Perhaps there is a chronological rationale to the order of the two IMAX movies, the Apollo mission having preceded the ISS. But there is also a more important consideration, from national aspirations to international cooperation, a logical departure from the race mentality. The next step is perhaps leveling the playing field, so that space pursuit is not seen as the exclusive domain of the advanced countries by dint of their technological superiority, nor is it the playground reserved solely for the rich, as the widely reported travelogues of the two space tourists would suggest, each trip costing more than $20 millions.

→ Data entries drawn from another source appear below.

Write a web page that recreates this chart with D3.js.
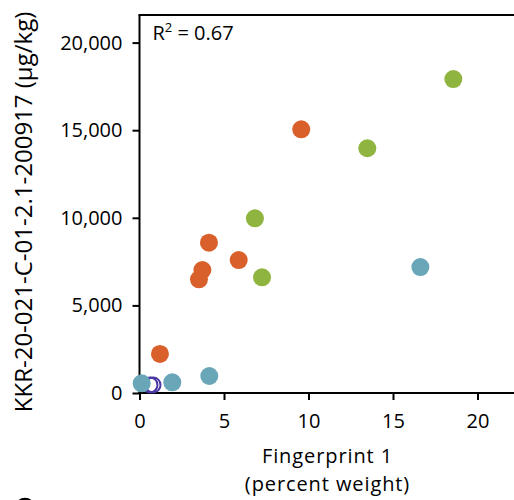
<!DOCTYPE html>
<html>
<head>
<meta charset="utf-8">
<script src="https://cdn.jsdelivr.net/npm/d3@7"></script>
<style>
  body { margin: 0; background: #fff; }
  svg { display: block; font-family: "Open Sans", "Noto Sans", sans-serif; }
</style>
</head>
<body>
<div id="chart"></div>
<script>
// values
const orangeX = [1.21, 3.52, 3.72, 4.11, 5.87, 9.57];
const orangeY = [2230, 6490, 7020, 8580, 7590, 15050];
const greenX = [6.83, 7.25, 13.48, 18.57];
const greenY = [9970, 6600, 13970, 17920];
const blueX = [0.13, 1.94, 4.13, 16.62];
const blueY = [550, 610, 970, 7190];
const purpleX = [0.62, 0.8];
const purpleY = [460, 460];
const xTicks = [0, 5, 10, 15, 20];
const yTicks = [0, 5000, 10000, 15000, 20000];

const width = 514;
const height = 500;
const margin = { top: 15, bottom: 107, left: 139.5 };
const yMax = 21575;
const xMax = 22.3;

const svg = d3.select("#chart").append("svg")
  .attr("width", width)
  .attr("height", height);

const x = d3.scaleLinear()
  .domain([0, xMax])
  .range([margin.left, margin.left + xMax * 16.9]);

const y = d3.scaleLinear()
  .domain([0, yMax])
  .range([height - margin.bottom, margin.top]);

// top spine
svg.append("line")
  .attr("x1", x(0) - 1).attr("x2", width)
  .attr("y1", y(yMax)).attr("y2", y(yMax))
  .attr("stroke", "#000").attr("stroke-width", 2);

const xAxis = svg.append("g")
  .attr("transform", `translate(0,${y(0)})`)
  .call(d3.axisBottom(x).tickValues(xTicks).tickSize(7).tickPadding(14).tickSizeOuter(0));

const yAxis = svg.append("g")
  .attr("transform", `translate(${x(0)},0)`)
  .call(d3.axisLeft(y).tickValues(yTicks).tickFormat(d3.format(",")).tickSize(7).tickPadding(10).tickSizeOuter(0));

[xAxis, yAxis].forEach((g) => {
  g.select(".domain").attr("stroke", "#000").attr("stroke-width", 2);
  g.selectAll(".tick line").attr("stroke", "#000").attr("stroke-width", 2);
  g.selectAll(".tick text").attr("fill", "#000").style("font-size", "20px").style("font-family", "'Open Sans', sans-serif");
});
xAxis.select(".domain").attr("d", `M${x(0) - 1},0H${width}`);
yAxis.select(".domain").attr("d", `M0,${y(yMax)}V${y(0) + 1}`);

// points
const purple = purpleX.map((d, i) => [d, purpleY[i]]);
svg.selectAll(".purple").data(purple).enter().append("circle")
  .attr("cx", (d) => x(d[0])).attr("cy", (d) => y(d[1]))
  .attr("r", 7.5)
  .attr("fill", "none")
  .attr("stroke", "#4a37a3")
  .attr("stroke-width", 2);

const groups = [
  { xs: blueX, ys: blueY, color: "#68a6b8" },
  { xs: orangeX, ys: orangeY, color: "#d9602a" },
  { xs: greenX, ys: greenY, color: "#8fb43f" }
];
groups.forEach((s) => {
  svg.append("g").selectAll("circle")
    .data(s.xs.map((d, i) => [d, s.ys[i]]))
    .enter().append("circle")
    .attr("cx", (d) => x(d[0])).attr("cy", (d) => y(d[1]))
    .attr("r", 9)
    .attr("fill", s.color);
});

// R2 label
const r2 = svg.append("text")
  .attr("x", x(0) + 13).attr("y", 40)
  .style("font-size", "20px")
  .attr("fill", "#000");
r2.append("tspan").text("R");
r2.append("tspan").attr("dy", -8).style("font-size", "13px").text("2");
r2.append("tspan").attr("dy", 8).attr("xml:space", "preserve").text(" = 0.67");

// axis titles
svg.append("text")
  .attr("x", 327.5).attr("y", 463)
  .attr("text-anchor", "middle")
  .style("font-size", "20px")
  .style("letter-spacing", "0.9px")
  .text("Fingerprint 1");
svg.append("text")
  .attr("x", 327.5).attr("y", 491)
  .attr("text-anchor", "middle")
  .style("font-size", "20px")
  .style("letter-spacing", "0.9px")
  .text("(percent weight)");

svg.append("text")
  .attr("transform", `translate(32,${(y(0) + y(yMax)) / 2 + 8}) rotate(-90)`)
  .attr("text-anchor", "middle")
  .style("font-size", "24px")
  .text("KKR-20-021-C-01-2.1-200917 (µg/kg)");

// legend marker (cut off at bottom edge)
svg.append("circle")
  .attr("cx", 25).attr("cy", 508)
  .attr("r", 9)
  .attr("fill", "none")
  .attr("stroke", "#000")
  .attr("stroke-width", 2.5);
</script>
</body>
</html>
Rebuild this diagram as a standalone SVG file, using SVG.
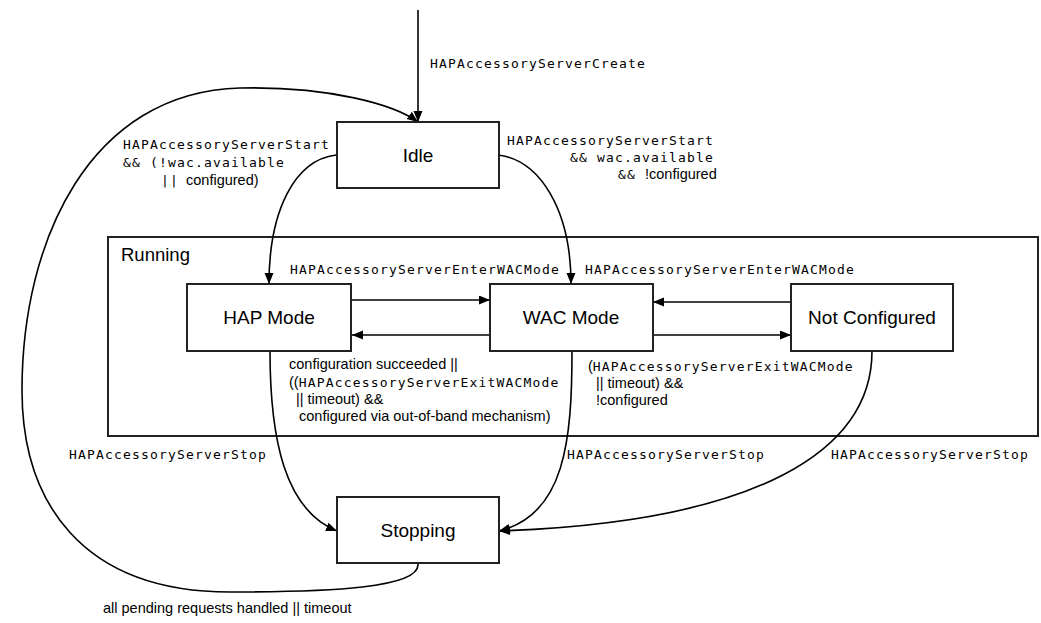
<svg xmlns="http://www.w3.org/2000/svg" width="1041" height="623" viewBox="0 0 1041 623">
<style>
.box{fill:#fff;stroke:#222;stroke-width:2}
.frame{fill:none;stroke:#222;stroke-width:2}
.edge{fill:none;stroke:#000;stroke-width:1.6}
.node{font-family:"Liberation Sans",Arial,sans-serif;font-size:19px;fill:#000;text-anchor:middle}
.mono{font-family:"DejaVu Sans Mono",monospace;font-size:13px;letter-spacing:1.17px;fill:#000}
.sans{font-family:"Liberation Sans",Arial,sans-serif;font-size:14.5px;fill:#000}
</style>
<defs>
<marker id="ah" markerUnits="userSpaceOnUse" markerWidth="12" markerHeight="10" refX="11" refY="4.5" orient="auto">
<path d="M0,0 L11,4.5 L0,9 z" fill="#000"/>
</marker>
</defs>
<rect width="1041" height="623" fill="#fff"/>
<g id="running">
<rect class="frame" x="108" y="237" width="930" height="199"/>
<text class="node" x="121" y="261" style="text-anchor:start;font-size:18.5px">Running</text>
</g>
<g id="connectors">
<path class="edge" d="M418,10 L418,122" marker-end="url(#ah)"/>
<path class="edge" d="M418,564 C420,588 330,592 230,592 C80,592 22,500 22,390 C22,240 90,92 240,88 C330,86 395,105 418,122" marker-end="url(#ah)"/>
<path class="edge" d="M336,155 C295,160 269,210 269,284" marker-end="url(#ah)"/>
<path class="edge" d="M498,155 C540,160 571,210 571,284" marker-end="url(#ah)"/>
<path class="edge" d="M352,300 L490,300" marker-end="url(#ah)"/>
<path class="edge" d="M490,335 L352,335" marker-end="url(#ah)"/>
<path class="edge" d="M791,302 L653,302" marker-end="url(#ah)"/>
<path class="edge" d="M653,335 L791,335" marker-end="url(#ah)"/>
<path class="edge" d="M270,351 C270,440 285,510 337,531" marker-end="url(#ah)"/>
<path class="edge" d="M572,351 C572,440 565,515 499,531" marker-end="url(#ah)"/>
<path class="edge" d="M872,351 C872,450 760,522 499,531" marker-end="url(#ah)"/>
</g>
<g id="idle">
<rect class="box" x="337" y="122" width="162" height="66"/>
<text class="node" x="418" y="162">Idle</text>
</g>
<g id="hap-mode">
<rect class="box" x="187" y="284" width="164" height="67"/>
<text class="node" x="269" y="324">HAP Mode</text>
</g>
<g id="wac-mode">
<rect class="box" x="490" y="284" width="163" height="67"/>
<text class="node" x="571" y="324">WAC Mode</text>
</g>
<g id="not-configured">
<rect class="box" x="791" y="284" width="162" height="67"/>
<text class="node" x="872" y="324">Not Configured</text>
</g>
<g id="stopping">
<rect class="box" x="337" y="497" width="162" height="66"/>
<text class="node" x="418" y="537">Stopping</text>
</g>
<g id="labels">
<text class="mono" x="430" y="68">HAPAccessoryServerCreate</text>
<text class="mono" x="123" y="149">HAPAccessoryServerStart</text>
<text class="mono" x="123" y="167">&amp;&amp; (!wac.available</text>
<text class="mono" x="161" y="185">||<tspan class="sans" x="186" style="letter-spacing:0">configured)</tspan></text>
<text class="mono" x="507" y="145">HAPAccessoryServerStart</text>
<text class="mono" x="570" y="162">&amp;&amp; wac.available</text>
<text class="mono" x="618" y="179">&amp;&amp;<tspan class="sans" x="645" style="letter-spacing:0">!configured</tspan></text>
<text class="mono" x="290" y="274">HAPAccessoryServerEnterWACMode</text>
<text class="mono" x="585" y="274">HAPAccessoryServerEnterWACMode</text>
<text class="sans" x="289" y="369">configuration succeeded ||</text>
<text class="sans" x="289" y="387">((<tspan class="mono">HAPAccessoryServerExitWACMode</tspan></text>
<text class="sans" x="296" y="404">|| timeout) &amp;&amp;</text>
<text class="sans" x="299" y="421">configured via out-of-band mechanism)</text>
<text class="sans" x="588" y="371">(<tspan class="mono">HAPAccessoryServerExitWACMode</tspan></text>
<text class="sans" x="596" y="388">|| timeout) &amp;&amp;</text>
<text class="sans" x="596" y="405">!configured</text>
<text class="mono" x="69" y="459">HAPAccessoryServerStop</text>
<text class="mono" x="567" y="459">HAPAccessoryServerStop</text>
<text class="mono" x="831" y="459">HAPAccessoryServerStop</text>
<text class="sans" x="103" y="613">all pending requests handled || timeout</text>
</g>
</svg>
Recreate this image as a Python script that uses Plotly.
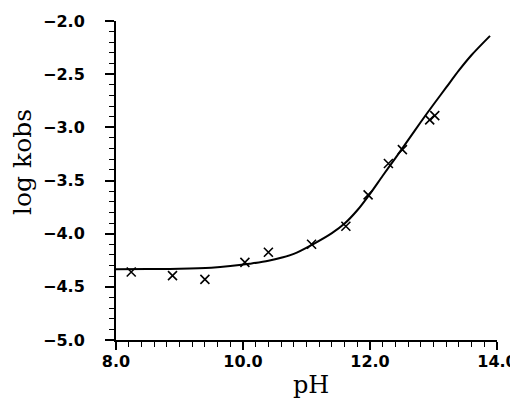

Dubbed the next ocean frontier, I’m confident that space travel, or even interstellar travel, would vacate the realm of fiction in time to come. What I’m not so confident, though, is the ocean within us, or rather understanding the infinite mindscape within us. While the former is beyond us, at least most of us for now, the latter is not. Let’s, then, begin a journey of space exploration in each of us, and may we all succeed in this inner conquest.